** START OF Dataset excerpt **

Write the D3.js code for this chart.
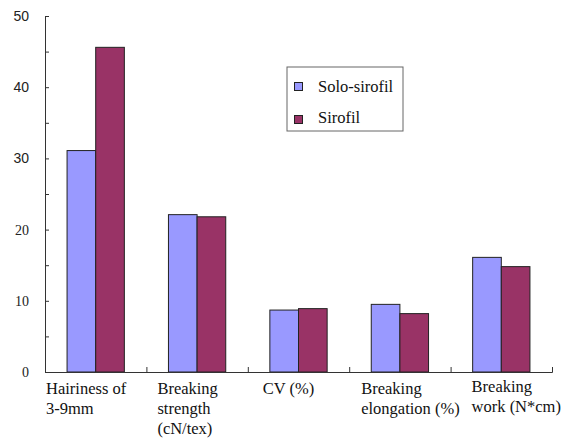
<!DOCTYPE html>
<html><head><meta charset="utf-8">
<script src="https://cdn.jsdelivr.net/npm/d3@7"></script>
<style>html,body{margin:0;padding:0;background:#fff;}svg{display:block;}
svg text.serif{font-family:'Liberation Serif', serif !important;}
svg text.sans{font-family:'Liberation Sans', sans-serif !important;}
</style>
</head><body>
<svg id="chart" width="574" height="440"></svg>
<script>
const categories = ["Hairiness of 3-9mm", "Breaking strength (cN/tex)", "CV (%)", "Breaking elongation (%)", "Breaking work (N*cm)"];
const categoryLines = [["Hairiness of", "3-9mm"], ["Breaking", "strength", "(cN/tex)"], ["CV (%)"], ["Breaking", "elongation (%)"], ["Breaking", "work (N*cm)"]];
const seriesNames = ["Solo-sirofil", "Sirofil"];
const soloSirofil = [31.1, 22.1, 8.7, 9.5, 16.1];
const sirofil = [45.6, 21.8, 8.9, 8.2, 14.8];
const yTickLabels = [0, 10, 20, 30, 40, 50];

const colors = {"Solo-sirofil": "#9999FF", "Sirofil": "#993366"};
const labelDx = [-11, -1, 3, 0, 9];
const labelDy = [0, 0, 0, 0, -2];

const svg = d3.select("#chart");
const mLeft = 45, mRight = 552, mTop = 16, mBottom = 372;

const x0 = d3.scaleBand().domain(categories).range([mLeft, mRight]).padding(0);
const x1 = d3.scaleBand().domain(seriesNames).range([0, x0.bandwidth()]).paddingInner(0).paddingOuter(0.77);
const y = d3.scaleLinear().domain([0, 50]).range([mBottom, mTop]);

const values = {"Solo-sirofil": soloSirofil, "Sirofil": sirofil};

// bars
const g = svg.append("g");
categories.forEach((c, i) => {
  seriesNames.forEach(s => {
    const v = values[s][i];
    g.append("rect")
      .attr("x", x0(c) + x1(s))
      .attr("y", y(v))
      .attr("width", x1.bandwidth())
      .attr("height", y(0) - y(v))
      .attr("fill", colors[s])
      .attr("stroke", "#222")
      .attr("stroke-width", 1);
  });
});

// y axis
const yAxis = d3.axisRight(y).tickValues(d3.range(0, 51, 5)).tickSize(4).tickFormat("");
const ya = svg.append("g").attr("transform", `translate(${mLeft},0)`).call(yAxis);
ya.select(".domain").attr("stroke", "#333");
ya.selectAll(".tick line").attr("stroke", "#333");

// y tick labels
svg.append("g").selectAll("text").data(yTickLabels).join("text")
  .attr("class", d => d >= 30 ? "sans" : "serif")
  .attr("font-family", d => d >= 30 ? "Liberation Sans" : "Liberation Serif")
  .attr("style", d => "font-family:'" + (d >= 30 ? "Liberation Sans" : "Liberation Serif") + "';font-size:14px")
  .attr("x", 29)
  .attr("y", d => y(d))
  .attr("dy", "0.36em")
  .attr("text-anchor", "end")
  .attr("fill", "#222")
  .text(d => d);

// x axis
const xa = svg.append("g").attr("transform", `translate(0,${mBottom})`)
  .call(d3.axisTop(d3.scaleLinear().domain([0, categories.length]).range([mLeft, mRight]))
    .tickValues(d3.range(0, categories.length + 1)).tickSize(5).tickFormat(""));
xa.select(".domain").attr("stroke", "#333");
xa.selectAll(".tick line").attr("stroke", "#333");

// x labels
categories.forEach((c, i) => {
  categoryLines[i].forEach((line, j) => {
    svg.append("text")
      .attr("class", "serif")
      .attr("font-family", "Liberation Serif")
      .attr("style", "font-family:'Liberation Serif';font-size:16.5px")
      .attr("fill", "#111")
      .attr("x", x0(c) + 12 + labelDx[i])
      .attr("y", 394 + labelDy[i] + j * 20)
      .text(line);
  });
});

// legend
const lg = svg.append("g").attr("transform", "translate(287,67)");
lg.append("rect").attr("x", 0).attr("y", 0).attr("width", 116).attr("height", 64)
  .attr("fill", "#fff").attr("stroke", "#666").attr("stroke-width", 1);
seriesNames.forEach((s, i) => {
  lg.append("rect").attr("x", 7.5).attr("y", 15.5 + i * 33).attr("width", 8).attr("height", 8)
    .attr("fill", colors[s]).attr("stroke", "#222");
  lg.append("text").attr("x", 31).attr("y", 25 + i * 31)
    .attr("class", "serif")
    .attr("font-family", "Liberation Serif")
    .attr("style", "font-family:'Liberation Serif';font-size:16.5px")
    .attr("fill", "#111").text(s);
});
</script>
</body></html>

** END OF Dataset excerpt **

Brief:
Reproduce the whole listing above word for word, but not its pictures.

Task answer:
Write the D3.js code for this chart.
<!DOCTYPE html>
<html><head><meta charset="utf-8">
<script src="https://cdn.jsdelivr.net/npm/d3@7"></script>
<style>html,body{margin:0;padding:0;background:#fff;}svg{display:block;}
svg text.serif{font-family:'Liberation Serif', serif !important;}
svg text.sans{font-family:'Liberation Sans', sans-serif !important;}
</style>
</head><body>
<svg id="chart" width="574" height="440"></svg>
<script>
const categories = ["Hairiness of 3-9mm", "Breaking strength (cN/tex)", "CV (%)", "Breaking elongation (%)", "Breaking work (N*cm)"];
const categoryLines = [["Hairiness of", "3-9mm"], ["Breaking", "strength", "(cN/tex)"], ["CV (%)"], ["Breaking", "elongation (%)"], ["Breaking", "work (N*cm)"]];
const seriesNames = ["Solo-sirofil", "Sirofil"];
const soloSirofil = [31.1, 22.1, 8.7, 9.5, 16.1];
const sirofil = [45.6, 21.8, 8.9, 8.2, 14.8];
const yTickLabels = [0, 10, 20, 30, 40, 50];

const colors = {"Solo-sirofil": "#9999FF", "Sirofil": "#993366"};
const labelDx = [-11, -1, 3, 0, 9];
const labelDy = [0, 0, 0, 0, -2];

const svg = d3.select("#chart");
const mLeft = 45, mRight = 552, mTop = 16, mBottom = 372;

const x0 = d3.scaleBand().domain(categories).range([mLeft, mRight]).padding(0);
const x1 = d3.scaleBand().domain(seriesNames).range([0, x0.bandwidth()]).paddingInner(0).paddingOuter(0.77);
const y = d3.scaleLinear().domain([0, 50]).range([mBottom, mTop]);

const values = {"Solo-sirofil": soloSirofil, "Sirofil": sirofil};

// bars
const g = svg.append("g");
categories.forEach((c, i) => {
  seriesNames.forEach(s => {
    const v = values[s][i];
    g.append("rect")
      .attr("x", x0(c) + x1(s))
      .attr("y", y(v))
      .attr("width", x1.bandwidth())
      .attr("height", y(0) - y(v))
      .attr("fill", colors[s])
      .attr("stroke", "#222")
      .attr("stroke-width", 1);
  });
});

// y axis
const yAxis = d3.axisRight(y).tickValues(d3.range(0, 51, 5)).tickSize(4).tickFormat("");
const ya = svg.append("g").attr("transform", `translate(${mLeft},0)`).call(yAxis);
ya.select(".domain").attr("stroke", "#333");
ya.selectAll(".tick line").attr("stroke", "#333");

// y tick labels
svg.append("g").selectAll("text").data(yTickLabels).join("text")
  .attr("class", d => d >= 30 ? "sans" : "serif")
  .attr("font-family", d => d >= 30 ? "Liberation Sans" : "Liberation Serif")
  .attr("style", d => "font-family:'" + (d >= 30 ? "Liberation Sans" : "Liberation Serif") + "';font-size:14px")
  .attr("x", 29)
  .attr("y", d => y(d))
  .attr("dy", "0.36em")
  .attr("text-anchor", "end")
  .attr("fill", "#222")
  .text(d => d);

// x axis
const xa = svg.append("g").attr("transform", `translate(0,${mBottom})`)
  .call(d3.axisTop(d3.scaleLinear().domain([0, categories.length]).range([mLeft, mRight]))
    .tickValues(d3.range(0, categories.length + 1)).tickSize(5).tickFormat(""));
xa.select(".domain").attr("stroke", "#333");
xa.selectAll(".tick line").attr("stroke", "#333");

// x labels
categories.forEach((c, i) => {
  categoryLines[i].forEach((line, j) => {
    svg.append("text")
      .attr("class", "serif")
      .attr("font-family", "Liberation Serif")
      .attr("style", "font-family:'Liberation Serif';font-size:16.5px")
      .attr("fill", "#111")
      .attr("x", x0(c) + 12 + labelDx[i])
      .attr("y", 394 + labelDy[i] + j * 20)
      .text(line);
  });
});

// legend
const lg = svg.append("g").attr("transform", "translate(287,67)");
lg.append("rect").attr("x", 0).attr("y", 0).attr("width", 116).attr("height", 64)
  .attr("fill", "#fff").attr("stroke", "#666").attr("stroke-width", 1);
seriesNames.forEach((s, i) => {
  lg.append("rect").attr("x", 7.5).attr("y", 15.5 + i * 33).attr("width", 8).attr("height", 8)
    .attr("fill", colors[s]).attr("stroke", "#222");
  lg.append("text").attr("x", 31).attr("y", 25 + i * 31)
    .attr("class", "serif")
    .attr("font-family", "Liberation Serif")
    .attr("style", "font-family:'Liberation Serif';font-size:16.5px")
    .attr("fill", "#111").text(s);
});
</script>
</body></html>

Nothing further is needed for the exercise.